Born in Balta, Ukraine in 1909 and raised in Pennsylvania, Zellig Sabbettai Harris was an achiever from the start. Of his own volition, he moved to Palestine at 13 where he labored on a kibbutz, then returned to earn a doctoral degree in Oriental Studies from the University of Pennsylvania.
Harris was known for the seminal role he played in the development of computational, or mathematical, linguistics, a field concerned with the rule-based modeling of natural language from a computational perspective. Or in normal person terms: the branch of linguistics that uses computer science analyze and synthesize language and speech. A real-world application: programs that help translate text into speech for the blind.
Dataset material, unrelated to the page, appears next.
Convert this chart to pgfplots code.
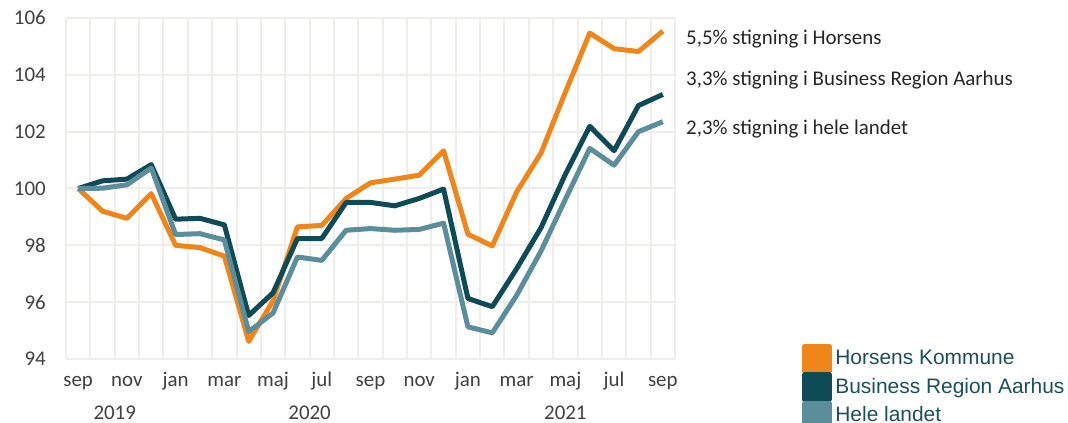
\documentclass[border=0pt]{standalone}
\usepackage{fontspec}
\setmainfont{Carlito}
\newfontfamily\legendfont{Liberation Sans}
\usepackage{pgfplots}
\pgfplotsset{compat=1.18}
\usetikzlibrary{calc}
\definecolor{horsens}{HTML}{F0861A}
\definecolor{bra}{HTML}{0F4A57}
\definecolor{hele}{HTML}{5B8E9A}
\definecolor{gridc}{HTML}{EFEEEA}
\definecolor{legtext}{HTML}{1C4F5C}
\definecolor{lab}{HTML}{404040}
\definecolor{ann}{HTML}{262626}
\begin{document}
\begin{tikzpicture}
\begin{axis}[
 scale only axis, width=609bp, height=341bp,
 xmin=-0.5, xmax=24.5, ymin=94, ymax=106,
 ytick={94,96,...,106},
 xtick={0,2,...,24},
 xticklabels={sep,nov,jan,mar,maj,jul,sep,nov,jan,mar,maj,jul,sep},
 minor xtick={-0.5,0.5,...,24.5},
 xminorgrids=true, xmajorgrids=false, ymajorgrids=true,
 grid style={draw=gridc, line width=2bp},
 minor grid style={draw=gridc, line width=2bp},
 major grid style={draw=gridc, line width=2bp},
 axis line style={draw=none},
 major tick length=0pt, minor tick length=0pt,
 tick style={draw=none},
 /pgf/number format/assume math mode=true,
 ticklabel style={font=\fontsize{21}{21}\selectfont, text=lab, inner sep=0pt},
 xticklabel style={anchor=base, yshift=-27bp},
 yticklabel style={anchor=east, xshift=-20bp},
 clip=false,
 legend style={at={(axis description cs:1.2090,0.0440)}, anchor=north west,
   draw=none, fill=none, inner sep=0pt, outer sep=0pt,
   font=\legendfont\fontsize{21}{21}\selectfont, text=legtext,
   row sep=-1.3bp, column sep=3.7bp,
   nodes={inner sep=0pt, text height=15bp, text depth=3bp}},
 legend cell align=left,
 legend image code/.code={\fill[#1] (0bp,-12.3bp) rectangle (24.4bp,12.3bp);},
]
\addplot[horsens, line width=5bp, line join=round] coordinates {
(0,100) (1,99.2) (2,98.95) (3,99.82) (4,98.0) (5,97.92) (6,97.62) (7,94.62) (8,96.05) (9,98.65) (10,98.7) (11,99.65) (12,100.2) (13,100.33) (14,100.47) (15,101.33) (16,98.39) (17,97.98) (18,99.88) (19,101.25) (20,103.39) (21,105.47) (22,104.92) (23,104.82) (24,105.54)};
\addlegendentry{Horsens Kommune}
\addplot[bra, line width=5bp, line join=round] coordinates {
(0,100) (1,100.27) (2,100.33) (3,100.84) (4,98.92) (5,98.95) (6,98.72) (7,95.53) (8,96.33) (9,98.24) (10,98.24) (11,99.51) (12,99.51) (13,99.39) (14,99.65) (15,99.98) (16,96.13) (17,95.84) (18,97.18) (19,98.62) (20,100.5) (21,102.19) (22,101.33) (23,102.92) (24,103.31)};
\addlegendentry{Business Region Aarhus}
\addplot[hele, line width=5bp, line join=round] coordinates {
(0,100) (1,100.01) (2,100.13) (3,100.72) (4,98.38) (5,98.41) (6,98.19) (7,94.96) (8,95.62) (9,97.59) (10,97.47) (11,98.53) (12,98.59) (13,98.53) (14,98.56) (15,98.78) (16,95.13) (17,94.92) (18,96.24) (19,97.8) (20,99.62) (21,101.41) (22,100.82) (23,102.0) (24,102.35)};
\addlegendentry{Hele landet}
\coordinate (bl) at (rel axis cs:0,0);
\begin{scope}[every node/.style={font=\fontsize{21}{21}\selectfont, text=lab, inner sep=0pt}]
\node[anchor=base] at (axis cs:1.5,94) [yshift=-60bp] {2019};
\node[anchor=base] at (axis cs:9.5,94) [yshift=-60bp] {2020};
\node[anchor=base] at (axis cs:20,94) [yshift=-60bp] {2021};
\end{scope}
\begin{scope}[every node/.style={font=\fontsize{21}{21}\selectfont, text=ann, inner sep=0pt, anchor=base west}]
\node at (axis description cs:1.0181,0.9229) {5,5\% stigning i Horsens};
\node at (axis description cs:1.0181,0.8015) {3,3\% stigning i Business Region Aarhus};
\node at (axis description cs:1.0181,0.6569) {2,3\% stigning i hele landet};
\end{scope}
\end{axis}
\pgfresetboundingbox
\useasboundingbox ($(bl)+(-66bp,-64bp)$) rectangle ($(bl)+(1002bp,359bp)$);
\end{tikzpicture}
\end{document}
And though the name might be unfamiliar, Harris’ work infiltrated the mainstream: in the 1940s he counted the politically controversial linguist Noam Chomsky among his students. And in 1948 he, along with Albert Einstein and other prominent intellectuals, published a letter in the New York Times decrying support for Fascist political elements in Israel.
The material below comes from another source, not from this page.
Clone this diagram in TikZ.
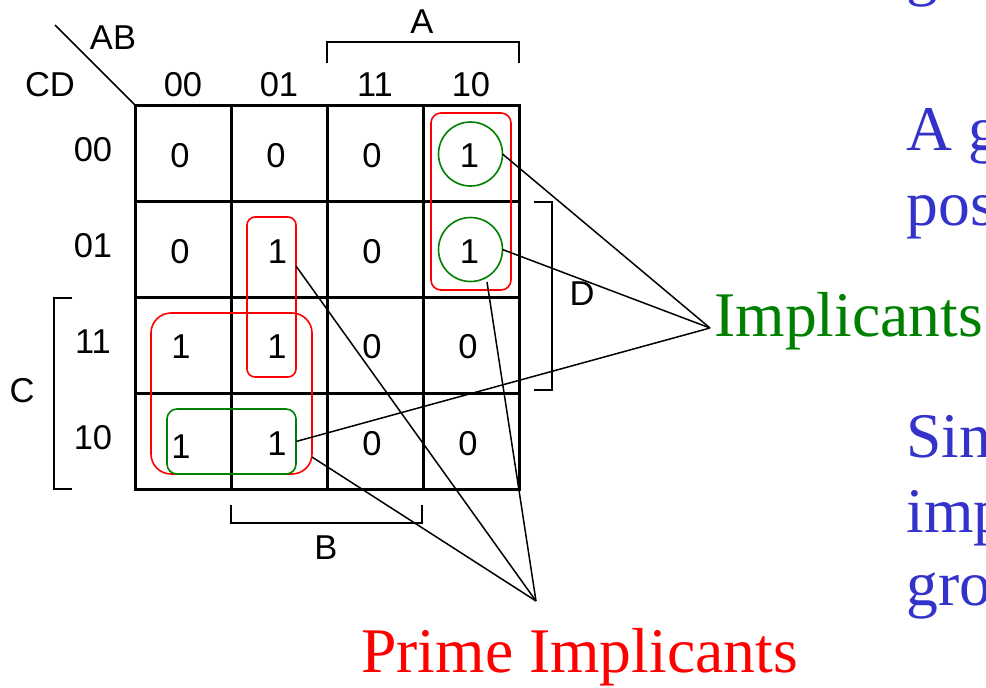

In 1941, Harris married Bruria Kaufman, an Israeli theoretical physicist who worked for a time as Einstein’s personal assistant and, more important, contributed to his general theory of relativity. Talk about a power couple. The two geniuses adopted their daughter, Tamar, from Kibbutz Mishmar Ha’Emek. They settled in Pennsylvania, where Harris taught until he died in his sleep in 1992 at the age of 82.